4. **Modular Implementation:** Develop code in a modular way, allowing different components (state representation, interaction terms, transition rules) to be tested and swapped.
**Overall Feasibility:** Implementing and testing a *simplified* version of the IO v4.0 GA formalism appears feasible, albeit challenging. It represents a high-risk, high-reward direction.
## 3. Near-Term Success/Failure Criteria (OMF Rule 5 / Directive 3)
To enforce the Fail-Fast principle, the *initial* simulation tests of the v4.0 formalism must meet specific, predefined qualitative criteria within a limited number of attempts (e.g., 1-3 distinct simulation setups exploring core parameter variations). Failure to meet these basic criteria will trigger a STOP/Re-Pivot decision for the GA approach.

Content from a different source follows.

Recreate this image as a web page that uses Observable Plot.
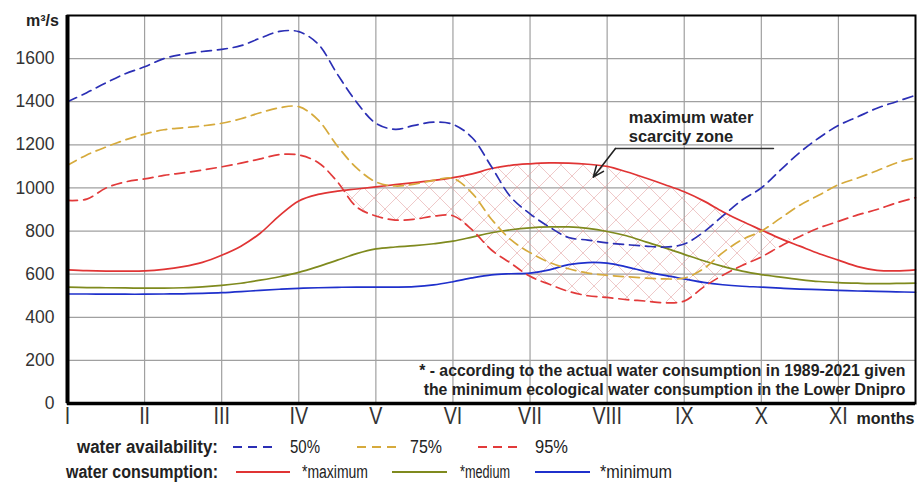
<!DOCTYPE html>
<html><head><meta charset="utf-8">
<script src="https://cdn.jsdelivr.net/npm/d3@7"></script>
<script src="https://cdn.jsdelivr.net/npm/@observablehq/plot@0.6"></script>
<style>
body{margin:0;background:#fff;}
#wrap{position:relative;width:919px;height:484px;background:#fff;}
svg{display:block;}
</style></head><body><div id="wrap"></div>
<script>
// ---- data ----
const months = [1,1.25,1.5,1.75,2,2.25,2.5,2.75,3,3.25,3.5,3.75,4,4.25,4.5,4.75,5,5.25,5.5,5.75,6,6.25,6.5,6.75,7,7.25,7.5,7.75,8,8.25,8.5,8.75,9,9.25,9.5,9.75,10,10.25,10.5,10.75,11,11.25,11.5,11.75,12];
const avail50 = [1400,1442,1488,1530,1562,1600,1620,1633,1643,1660,1695,1726,1725,1668,1528,1398,1300,1272,1290,1305,1295,1233,1098,958,880,819,770,758,745,737,730,726,740,795,870,944,1000,1084,1165,1233,1290,1330,1370,1400,1430];
const avail75 = [1105,1153,1190,1223,1250,1270,1279,1288,1300,1321,1349,1372,1377,1316,1195,1093,1028,1009,1018,1035,1045,975,855,760,700,655,625,605,595,588,582,578,582,625,700,760,800,860,920,967,1015,1046,1080,1116,1140];
const avail95 = [942,948,1000,1028,1042,1058,1070,1083,1098,1115,1135,1155,1153,1118,1029,912,870,851,855,869,871,805,712,651,590,553,520,500,492,482,475,467,475,540,595,640,680,730,775,815,845,875,900,930,955];
const consMax = [620,616,614,614,615,622,635,655,688,730,790,872,940,970,985,995,1005,1015,1025,1035,1048,1065,1090,1105,1112,1116,1115,1110,1100,1075,1046,1015,982,940,890,845,805,765,730,695,665,635,618,615,620];
const consMed = [540,538,537,536,535,535,537,541,548,558,572,588,608,635,665,695,717,726,732,741,753,772,792,806,815,819,819,812,798,778,750,722,692,662,636,614,598,586,575,566,561,558,556,557,558];
const consMin = [508,508,507,507,507,508,509,511,514,519,525,530,534,537,539,540,540,540,542,550,565,583,597,602,605,620,644,654,651,634,612,594,578,562,551,544,540,535,531,528,525,522,520,518,516];
const monthLabels = ["I","II","III","IV","V","VI","VII","VIII","IX","X","XI"];
const yTicks = [0,200,400,600,800,1000,1200,1400,1600];
const availLabels = ["50%","75%","95%"];
const consLabels = ["*maximum","*medium","*minimum"];
const footnote = "* - according to the actual water consumption in 1989-2021 given\nthe minimum ecological water consumption in the Lower Dnipro";
const zoneLabel = "maximum water\nscarcity zone";

// ---- styles ----
const C = {b50:"#2b2fb5", g75:"#d6aa3c", r95:"#e23a3a", rmax:"#e03434", omed:"#7f8a1e", bmin:"#1f30cc"};
const SANS = '"Liberation Sans", Arial, sans-serif';
const curve = "catmull-rom";
const DASH = "10,6";

const data = months.map((m,i)=>({m, p50:avail50[i], p75:avail75[i], p95:avail95[i], cmax:consMax[i], cmed:consMed[i], cmin:consMin[i]}));

const line = (key, color, dashed) => Plot.line(data, {x:"m", y:key, stroke:color, strokeWidth:1.7, strokeDasharray: dashed ? DASH : null, curve});

const chart = Plot.plot({
  width:919, height:432,
  marginLeft:67, marginRight:4, marginTop:15, marginBottom:29,
  x:{domain:[1,12]},
  y:{domain:[0,1800]},
  style:{fontFamily:SANS, color:"#333", background:"white", overflow:"visible"},
  marks:[
    Plot.gridX(d3.range(2,12), {stroke:"#a0a0a0", strokeOpacity:1, strokeWidth:1.2}),
    Plot.gridY(yTicks.slice(1).concat([1800]), {stroke:"#a0a0a0", strokeOpacity:1, strokeWidth:1.2}),
    Plot.areaY(data, {x:"m", y1:"p95", y2:d=>Math.max(d.p95, d.cmax), fill:"url(#hatch)", curve}),
    line("cmin", C.bmin, false),
    line("cmed", C.omed, false),
    line("cmax", C.rmax, false),
    line("p95", C.r95, true),
    line("p75", C.g75, true),
    line("p50", C.b50, true),
    Plot.frame({stroke:"#000", strokeWidth:2}),
    Plot.ruleX([1], {stroke:"#000", strokeWidth:4}),
    Plot.ruleY([0], {stroke:"#000", strokeWidth:3.5}),
    Plot.axisY(yTicks, {tickSize:0, tickPadding:13, fontSize:17.5, tickFormat:d=>String(d), label:null, fill:"#333"}),
    Plot.axisX(d3.range(1,12), {tickSize:0, tickPadding:3, fontSize:24, tickFormat:d=>monthLabels[d-1], label:null, fill:"#333"}),
    Plot.text(["m³/s"], {frameAnchor:"top-left", textAnchor:"middle", lineAnchor:"middle", dx:-25, dy:5, fontSize:16, fontWeight:"bold", fill:"#222"}),
    Plot.text(["months"], {frameAnchor:"bottom-right", textAnchor:"middle", lineAnchor:"middle", dx:-30, dy:15, fontSize:16, fontWeight:"bold", fill:"#222"}),
    Plot.text([footnote], {frameAnchor:"bottom-right", textAnchor:"end", lineAnchor:"bottom", dx:-10, dy:-9, fontSize:15.8, fontWeight:"bold", lineHeight:1.15, fill:"#222", ariaLabel:"footnote"}),
    Plot.line([[8.108,1183],[10.157,1183]], {stroke:"#333", strokeWidth:1.6}),
    Plot.arrow([[8.108,1183,7.82,1050]], {x1:d=>d[0], y1:d=>d[1], x2:d=>d[2], y2:d=>d[3], stroke:"#222", strokeWidth:1.6, headLength:11, headAngle:45}),
    Plot.text([zoneLabel], {x:8.28, y:1285, textAnchor:"start", lineAnchor:"middle", fontSize:16.5, fontWeight:"bold", lineHeight:1.15, fill:"#222", ariaLabel:"zone"})
  ]
});

const wrap = document.getElementById("wrap");
wrap.appendChild(chart);
const svg = d3.select(chart);

// narrow the month numerals (condensed look of the original)
svg.selectAll('g[aria-label="x-axis tick label"] text').each(function(){
  const t = this.getAttribute("transform") || "";
  this.setAttribute("transform", t + " scale(0.82,1)");
});

// hatch pattern
const pat = svg.insert("defs", ":first-child").append("pattern")
  .attr("id","hatch").attr("patternUnits","userSpaceOnUse").attr("width",22).attr("height",22);
pat.append("path").attr("d","M-2,-2L24,24M24,-2L-2,24")
  .attr("stroke","#e29c9c").attr("stroke-width",0.65).attr("stroke-opacity",0.85).attr("fill","none");

// white boxes behind annotation texts
function boxBehind(label, padX, padY) {
  const g = svg.select(`g[aria-label="${label}"]`);
  if (g.empty()) return;
  const bb = g.node().getBBox();
  svg.insert("rect", () => g.node())
    .attr("x", bb.x - padX).attr("y", bb.y - padY)
    .attr("width", bb.width + 2*padX).attr("height", bb.height + 2*padY)
    .attr("fill","white");
}
boxBehind("footnote", 6, 0);
boxBehind("zone", 6, 3);

// legend
const leg = d3.select(wrap).append("svg").attr("width",919).attr("height",52)
  .style("font-family", SANS).style("font-size","18px").attr("fill","#222");
const rows = [
  {y:15, label:"water availability:", labelW:141, labels:availLabels, colors:[C.b50,C.g75,C.r95], dashed:true,
   samples:[[233,275],[357,398],[478,522]], texts:[[290,30],[410,32],[535,33]]},
  {y:40, label:"water consumption:", labelW:152, labels:consLabels, colors:[C.rmax,C.omed,C.bmin], dashed:false,
   samples:[[236,290],[392,447],[535,590]], texts:[[302,66],[460,50],[600,72]]}
];
rows.forEach(r=>{
  leg.append("text").attr("x",218 - r.labelW).attr("y",r.y).attr("dy","0.35em")
    .attr("font-weight","bold").attr("textLength", r.labelW).attr("lengthAdjust","spacingAndGlyphs").text(r.label);
  r.labels.forEach((t,i)=>{
    leg.append("line").attr("x1",r.samples[i][0]).attr("x2",r.samples[i][1]).attr("y1",r.y).attr("y2",r.y)
      .attr("stroke",r.colors[i]).attr("stroke-width",2).attr("stroke-dasharray", r.dashed ? "9,6" : null);
    leg.append("text").attr("x",r.texts[i][0]).attr("y",r.y).attr("dy","0.35em")
      .attr("textLength", r.texts[i][1]).attr("lengthAdjust","spacingAndGlyphs").text(t);
  });
});
</script>
</body></html>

**Primary Goal for Initial Tests:** Demonstrate that the formalism can support **stable, localized, non-trivial structures** ("particle analogues") emerging from generic initial conditions (e.g., random noise) or seeded perturbations, which persist against the Η noise due to Θ dynamics and interactions (K/M/CA).
**Specific Success Criteria (Minimum Requirement):**
* **SC1: Stability:** Observe the formation of localized regions where `Ψ` deviates significantly from a background state and persists for a duration significantly longer than characteristic fluctuation timescales, ideally showing `Θ_val` increasing within the structure.
* **SC2: Localization:** The emergent structures must remain spatially localized (not immediately dispersing) within the simulation domain. Quantifiable via compactness metrics [[0128_IO_Metrics_Definition]] adapted for `Ψ`.
* **SC3: Non-Triviality:** The stable structures must be distinct from simple uniform states or trivial attractors (like `Ψ=0`). They should possess some internal structure or dynamics.
* **SC4: Robustness (Minimal):** The emergence of such structures should not be critically dependent on extreme fine-tuning of parameters; they should appear within a reasonable region of the parameter space explored in initial runs.
**Failure Criteria (Triggering STOP/Re-Pivot for GA approach):**
* **FC1:** No stable, localized structures meeting SC1-SC3 emerge after exploring several plausible parameter sets designed to balance Η, Θ, K, M, CA. The system consistently collapses to a trivial uniform state or remains in a purely noisy/chaotic state without persistent organization.
* **FC2:** Observed structures are clearly identifiable as numerical artifacts (e.g., highly grid-dependent, disappear with increased precision or changed `dt`, violate basic conservation laws expected from the formalism).
* **FC3:** The formalism proves computationally intractable or numerically unstable even for simplified test cases, preventing meaningful exploration.
**Timeline/Attempt Limit:** Apply Directive 1 from [[0121_IO_Fail_Fast_Directive]]. If the initial implementation and testing phase (e.g., the next 2-3 simulation/analysis nodes) fails to meet the minimum success criteria (SC1-SC4), the GA approach will be deemed non-viable *in its current conception*, and a fundamental re-evaluation (potentially stopping IO exploration) will occur.
## 4. Conclusion: A High Bar for a High-Potential Approach
The pivot to a Geometric Algebra network formalism (IO v4.0) holds significant theoretical potential due to GA's rich structure. However, it also presents substantial mathematical and computational challenges. This node establishes clear, near-term, qualitative success criteria focused on the emergence of basic stable, localized structures. These criteria provide a concrete benchmark for the initial simulations. Failure to meet these minimum requirements quickly will trigger a decisive pivot or halt according to the OMF, ensuring that resources are not wasted on an approach that fails to demonstrate foundational viability early on. The feasibility is deemed sufficient to warrant this *one* focused attempt, but the bar for proceeding further is set high.